■ Required work: Restate the listing below word for word, omitting any images.

■ Source excerpt:
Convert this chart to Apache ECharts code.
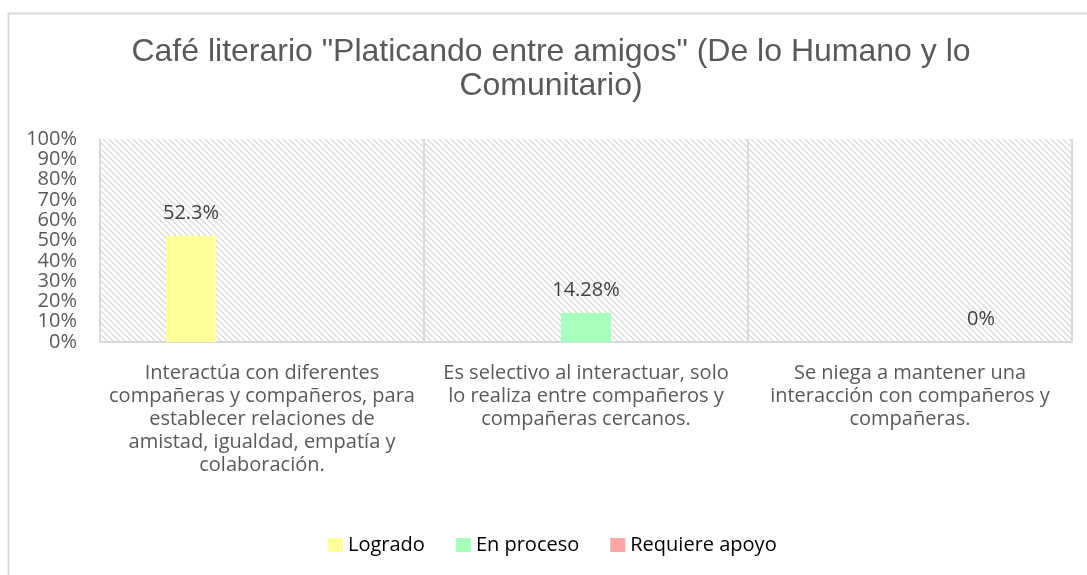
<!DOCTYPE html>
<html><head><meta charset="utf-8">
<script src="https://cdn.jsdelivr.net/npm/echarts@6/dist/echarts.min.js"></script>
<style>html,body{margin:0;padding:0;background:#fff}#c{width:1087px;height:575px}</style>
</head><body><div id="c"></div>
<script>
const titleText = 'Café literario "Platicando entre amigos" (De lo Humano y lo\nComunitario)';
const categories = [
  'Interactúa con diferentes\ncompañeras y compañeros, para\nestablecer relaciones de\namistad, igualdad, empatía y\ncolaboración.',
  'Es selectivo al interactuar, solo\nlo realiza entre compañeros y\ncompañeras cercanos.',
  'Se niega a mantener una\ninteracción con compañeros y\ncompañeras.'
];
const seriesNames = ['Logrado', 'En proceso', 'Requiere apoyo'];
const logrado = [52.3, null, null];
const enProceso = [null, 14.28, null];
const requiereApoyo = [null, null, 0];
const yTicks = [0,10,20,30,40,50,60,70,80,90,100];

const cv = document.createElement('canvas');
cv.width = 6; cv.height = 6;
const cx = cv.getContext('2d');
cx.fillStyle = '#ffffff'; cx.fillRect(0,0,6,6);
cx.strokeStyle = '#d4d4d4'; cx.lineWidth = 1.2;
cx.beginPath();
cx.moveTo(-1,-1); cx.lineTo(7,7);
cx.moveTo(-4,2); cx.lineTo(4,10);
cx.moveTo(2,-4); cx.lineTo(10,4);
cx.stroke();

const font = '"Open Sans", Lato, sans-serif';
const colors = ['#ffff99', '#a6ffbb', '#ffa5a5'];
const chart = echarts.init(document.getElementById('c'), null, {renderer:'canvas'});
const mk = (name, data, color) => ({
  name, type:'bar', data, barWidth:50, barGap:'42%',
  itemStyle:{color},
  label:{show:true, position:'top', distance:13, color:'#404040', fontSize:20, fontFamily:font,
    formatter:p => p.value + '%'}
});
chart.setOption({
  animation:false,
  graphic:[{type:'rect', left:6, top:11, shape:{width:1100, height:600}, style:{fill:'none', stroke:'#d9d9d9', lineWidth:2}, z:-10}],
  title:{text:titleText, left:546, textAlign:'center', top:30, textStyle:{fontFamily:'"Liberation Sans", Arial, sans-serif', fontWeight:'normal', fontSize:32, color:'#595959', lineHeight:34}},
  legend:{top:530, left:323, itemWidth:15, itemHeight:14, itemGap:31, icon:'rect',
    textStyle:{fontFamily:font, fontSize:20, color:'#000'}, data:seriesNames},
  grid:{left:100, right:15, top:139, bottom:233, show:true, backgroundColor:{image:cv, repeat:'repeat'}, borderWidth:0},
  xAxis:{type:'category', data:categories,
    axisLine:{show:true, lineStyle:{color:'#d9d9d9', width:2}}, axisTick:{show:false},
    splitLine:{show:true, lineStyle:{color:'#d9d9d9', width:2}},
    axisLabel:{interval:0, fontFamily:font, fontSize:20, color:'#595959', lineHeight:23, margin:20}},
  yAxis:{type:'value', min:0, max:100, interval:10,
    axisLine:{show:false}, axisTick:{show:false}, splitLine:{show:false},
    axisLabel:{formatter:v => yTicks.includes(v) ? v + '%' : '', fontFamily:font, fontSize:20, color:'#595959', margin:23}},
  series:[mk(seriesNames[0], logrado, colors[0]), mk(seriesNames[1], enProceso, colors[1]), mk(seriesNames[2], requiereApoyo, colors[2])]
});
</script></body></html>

■ Task output:
Convert this chart to Apache ECharts code.
<!DOCTYPE html>
<html><head><meta charset="utf-8">
<script src="https://cdn.jsdelivr.net/npm/echarts@6/dist/echarts.min.js"></script>
<style>html,body{margin:0;padding:0;background:#fff}#c{width:1087px;height:575px}</style>
</head><body><div id="c"></div>
<script>
const titleText = 'Café literario "Platicando entre amigos" (De lo Humano y lo\nComunitario)';
const categories = [
  'Interactúa con diferentes\ncompañeras y compañeros, para\nestablecer relaciones de\namistad, igualdad, empatía y\ncolaboración.',
  'Es selectivo al interactuar, solo\nlo realiza entre compañeros y\ncompañeras cercanos.',
  'Se niega a mantener una\ninteracción con compañeros y\ncompañeras.'
];
const seriesNames = ['Logrado', 'En proceso', 'Requiere apoyo'];
const logrado = [52.3, null, null];
const enProceso = [null, 14.28, null];
const requiereApoyo = [null, null, 0];
const yTicks = [0,10,20,30,40,50,60,70,80,90,100];

const cv = document.createElement('canvas');
cv.width = 6; cv.height = 6;
const cx = cv.getContext('2d');
cx.fillStyle = '#ffffff'; cx.fillRect(0,0,6,6);
cx.strokeStyle = '#d4d4d4'; cx.lineWidth = 1.2;
cx.beginPath();
cx.moveTo(-1,-1); cx.lineTo(7,7);
cx.moveTo(-4,2); cx.lineTo(4,10);
cx.moveTo(2,-4); cx.lineTo(10,4);
cx.stroke();

const font = '"Open Sans", Lato, sans-serif';
const colors = ['#ffff99', '#a6ffbb', '#ffa5a5'];
const chart = echarts.init(document.getElementById('c'), null, {renderer:'canvas'});
const mk = (name, data, color) => ({
  name, type:'bar', data, barWidth:50, barGap:'42%',
  itemStyle:{color},
  label:{show:true, position:'top', distance:13, color:'#404040', fontSize:20, fontFamily:font,
    formatter:p => p.value + '%'}
});
chart.setOption({
  animation:false,
  graphic:[{type:'rect', left:6, top:11, shape:{width:1100, height:600}, style:{fill:'none', stroke:'#d9d9d9', lineWidth:2}, z:-10}],
  title:{text:titleText, left:546, textAlign:'center', top:30, textStyle:{fontFamily:'"Liberation Sans", Arial, sans-serif', fontWeight:'normal', fontSize:32, color:'#595959', lineHeight:34}},
  legend:{top:530, left:323, itemWidth:15, itemHeight:14, itemGap:31, icon:'rect',
    textStyle:{fontFamily:font, fontSize:20, color:'#000'}, data:seriesNames},
  grid:{left:100, right:15, top:139, bottom:233, show:true, backgroundColor:{image:cv, repeat:'repeat'}, borderWidth:0},
  xAxis:{type:'category', data:categories,
    axisLine:{show:true, lineStyle:{color:'#d9d9d9', width:2}}, axisTick:{show:false},
    splitLine:{show:true, lineStyle:{color:'#d9d9d9', width:2}},
    axisLabel:{interval:0, fontFamily:font, fontSize:20, color:'#595959', lineHeight:23, margin:20}},
  yAxis:{type:'value', min:0, max:100, interval:10,
    axisLine:{show:false}, axisTick:{show:false}, splitLine:{show:false},
    axisLabel:{formatter:v => yTicks.includes(v) ? v + '%' : '', fontFamily:font, fontSize:20, color:'#595959', margin:23}},
  series:[mk(seriesNames[0], logrado, colors[0]), mk(seriesNames[1], enProceso, colors[1]), mk(seriesNames[2], requiereApoyo, colors[2])]
});
</script></body></html>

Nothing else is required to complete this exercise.